Source: Zim records spike in colon cancer cases – NewsDay Zimbabwe
BY Phyllis Mbanje
CASES of colon and other digestive cancers are on the rise in Zimbabwe to add to the prevalence of infection-related cancers. Over the past few years, cancers related to the digestive system have been on the rise with a few public figures succumbing to the disease.
The late former Prime Minister Morgan Tsvangirai and of recent Patson Dzamara succumbed to colon cancer also known as colorectal cancer complications.
On Tuesday this week, former Zanu PF Harare provincial commissar Shadreck Mashayamombe publicly disclosed that he had been diagnosed with the disease.
“Sad to tell you that I have been diagnosed with colon cancer; I advise all young men and women to go for routine colorectal cancer screening. Pray for me as I battle against this monster. I am starting a new journey in my life,” he tweeted.
According to the Cancer Association of Zimbabwe (CAZ), colorectal cancers are cancers that start in the colon or the rectum. They are largely linked to Westernised diets which are usually low in fibre and high in fat and calories.
Research in this area has had mixed results. Some studies have found an increased risk of colon cancer in people who eat diets high in red meat and processed meat which is linked to 20% of all colorectal cancers.
Physical inactivity also puts one at risk as well as those who are obese.
“Colon cancer is cancer of the large intestine (colon), which is the final part of your digestive tract,” said CAZ official Lovemore Makurirofa.
“Most cases of colon cancer begin as small, noncancerous (benign) clumps of cells called adenomatous polyps.
“Over time, some of these polyps can become colon cancers. Polyps may be small and produce few, if any, symptoms. But if these polyps are seen early, they can be removed to help prevent colon cancer.”
He explained that the colon absorbs water and salt from the remaining food matter after it goes through the small intestine (small bowel). The waste matter that’s left after going through the colon goes into the rectum, the final six inches of the digestive system. It is stored there until it passes out of the body.
Ring-shaped sphincter muscles around the anal hole keeps stool from coming out until they relax during bowel movement.
On screening, Makurirofa said doctors recommend certain screening tests for healthy people with no signs or symptoms in order to look for signs of colon cancer or noncancerous colon polyps.
“Finding colon cancer at its earliest stage provides the greatest chance for a cure. Screening has been shown to reduce risk of dying of colon cancer.
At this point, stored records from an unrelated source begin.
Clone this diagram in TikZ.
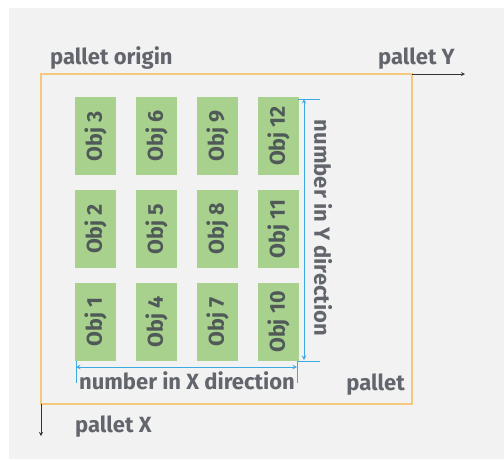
\documentclass[tikz,border=0pt]{standalone}
\usepackage{fontspec}
\setmainfont{Fira Sans}
\usetikzlibrary{calc}
\definecolor{bggray}{HTML}{F2F2F2}
\definecolor{palletorange}{HTML}{F5C77E}
\definecolor{objgreen}{HTML}{A9D18E}
\definecolor{objtext}{HTML}{4F5A58}
\definecolor{labelgray}{HTML}{62666C}
\definecolor{dimblue}{HTML}{3DA9E3}
\tikzstyle{pallet}=[draw=palletorange, line width=1.2pt]
\tikzstyle{axis}=[draw=black!80, line width=0.8pt, ->, >=stealth]
\tikzstyle{objbox}=[fill=objgreen, minimum width=78pt, minimum height=41pt, inner sep=0pt, font=\fontsize{21.5}{21.5}\selectfont\bfseries, text=objtext]
\tikzstyle{lbl}=[font=\fontsize{22}{22}\selectfont\bfseries, text=labelgray, inner sep=0pt]
\tikzstyle{dim}=[draw=dimblue, line width=1pt]
\tikzstyle{dimarrow}=[dim, <->, >=stealth]

\begin{document}
\begin{tikzpicture}[x=1pt,y=-1pt]
\useasboundingbox (0,0) rectangle (504,459);
\fill[bggray] (9,8) rectangle (504,459);
% pallet
\coordinate (o) at (41,74);
\coordinate (py) at (412,74);
\coordinate (pb) at (412,404);
\coordinate (px) at (41,404);
\coordinate (yend) at (465,74);
\coordinate (xend) at (41,436);
\draw[pallet] (o) rectangle (pb);
\draw[axis] (py) -- (yend);
\draw[axis] (px) -- (xend);
\node[lbl, anchor=base west] (origin) at (50,64) {pallet origin};
\node[lbl, anchor=base east] (ylbl) at (455,64) {pallet Y};
\node[lbl, anchor=base east] (plbl) at (405,390) {pallet};
\node[lbl, anchor=base west] (xlbl) at (75,432) {pallet X};
% objects
\foreach \c in {0,...,3}
  \foreach \r in {0,1,2} {
    \pgfmathtruncatemacro{\n}{3*\c+3-\r}
    \node[objbox, rotate=90] (obj\n) at (95.5+61*\c, 136+93*\r) {Obj \n};
  }
% Y dimension
\coordinate (yt) at (304,99);
\coordinate (yb) at (304,360);
\draw[dim] (298,99) -- (320,99);
\draw[dim] (298,361) -- (320,361);
\draw[dimarrow] (yt) -- (yb);
\node[lbl, rotate=-90] (ydir) at (323,228) {number in Y direction};
% X dimension
\coordinate (xl) at (76,367);
\coordinate (xr) at (297,367);
\draw[dim] (76,361) -- (76,383);
\draw[dim] (297,361) -- (297,383);
\draw[dimarrow] (xl) -- (xr);
\node[lbl, anchor=base] (xdir) at (187,389) {number in X direction};
\end{tikzpicture}
\end{document}
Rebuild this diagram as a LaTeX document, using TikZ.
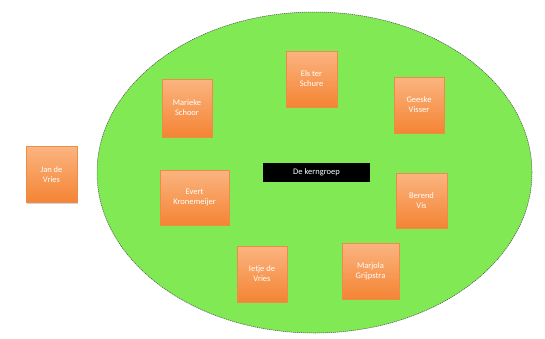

People with an average risk of colon cancer can consider screening beginning at age 50,” Makurirofa said.
But people with an increased risk, he said, such as those with a family history of colon cancer, should consider screening sooner.
However, Zimbabwe is still lagging behind in recommended screening for people between 50 and 75 because this cancer wasn’t as common as it is now. It is also very expensive and not readily accessible.
Some of the tests require specialists, with one having to go through their general practitioners.
“Several screening tests can be used to find polyps or colorectal cancer. Several screening options exist, each with its own benefits and drawbacks. Talk about your options with your doctor, and together you can decide which tests are appropriate for you,” Makurirofa said.